Various creditors had claimed parts of his estates but on 13 June 1650 tenants were ordered not to pay any rent to extenders, i.e. temporary exploiters, of his estates but to pay it directly to the local sequestrations committee at Stafford. On 1 August 1650 the Commons passed an act that allowed creditors and mortgagees to pay a portion of the delinquent's fine relating to the lands they claimed and thus gain possession. By the end of the month there was a series of applications to consider from people with claims on the estates to compound for their portions. One of these was Anne Gates, widow of Thomas Gates, a Parliamentarian and Baron of the Exchequer, who had died as recently as 19 August, and who had been renting half of Littleton's Worcestershire estates from the sequestrator. Then came Francis Neville, also renting Worcestershire estates, who was owed £800 by Littleton but had so far made only £80 towards clearing the debt. Sir William Hicks claimed that he had received only £800 towards a debt of £1800, outstanding since 1643. These made progress towards their desired goals at varying rates over the next two years. Fisher Littleton, Sir Edward's brother and trustee, sought to rescue some parts of the estates by buying them back for the family, claiming that he was one of Sir Edward's major creditors, with a judgement against him amounting to £1600, dating back to 1643. Fisher had been renting a large portfolio of his brother's land, half of all his Staffordshire estates, since 1646 for £100 a year, although it was worth £245. On 10 December 1650 the committee offered him the land for a fine of £1134, with half to be paid immediately and the rest within six weeks. Within two days Fisher had deposited the first installment and provided security for the remainder, so the sequestration on this land was suspended.
On 1 October 1650 the Commons debated a resolution from the army committee intended to expedite cases where landowners had tried to conceal the extent and value of their holdings. It was proposed that they might own up and save these lands, although they would be expected to pay a sixth, rather than a tenth, for them. The resolution was passed the following day and the Littletons sought to take advantage of it. This was one of a number of cases where a "discoverer" or informer had already sought to reveal the facts and make a profit by so doing. One Humphrey Lewis protested that he had reported a subterfuge by which Sir William Hicks and Fisher Littleton sought to protect some of Sir Edward's land by making false claims to it. As Lewis had done this in April 1650, he contended that he was the first discoverer and a subsequent admission by Fisher Littleton did not count. The Staffordshire parliamentary committee issued a certificate recognising Lewis's claim in December 1650 but the Committee for Compounding did not consider the matter until 17 March 1652. Two days later it accepted Lewis's claim, awarding him a fifth of the profits from the estate. Meanwhile, other creditors were pushing forward their claims. In May 1652 Thomas Kempson sought confirmation of his tenancy of the tithes of Great Saredon, which Littleton had transferred to him in settlement of a debt. In this case the county committee frustrated his efforts.

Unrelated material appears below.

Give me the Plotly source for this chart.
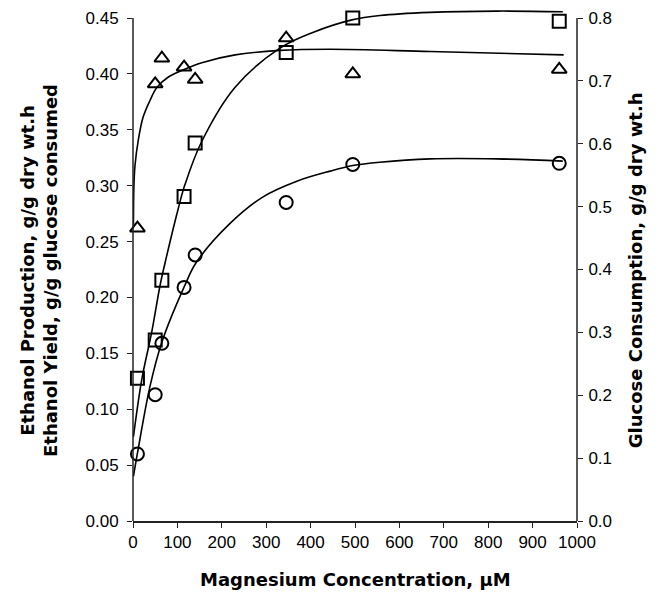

In November 1652 the Commons debated a bill authorising the sale of the remaining lands of delinquents with the aim of paying off their debts. Littleton petitioned for his name to be included and the House agreed. He was duly included in the resulting act. Fisher Littleton continued to buy back the family estates and agitated for the more rapid release of land for this purpose: on 30 June 1653 the Council of State referred to committee a petition on this subject he had submitted. The following month Littleton's trustees, his cousin Richard Knightley and nephew Richard Salwey, were able to get the lordship of Shelsley Walsh in Worcestershire released from sequestration. They seem to have transferred it soon to Sir Edward, as he, his wife and his heir sold to Thomas Foley in 1654. The indefatigable Fisher Littleton had, in September 1653, recovered a number of Staffordshire estates, including the lands of the former Penkridge College.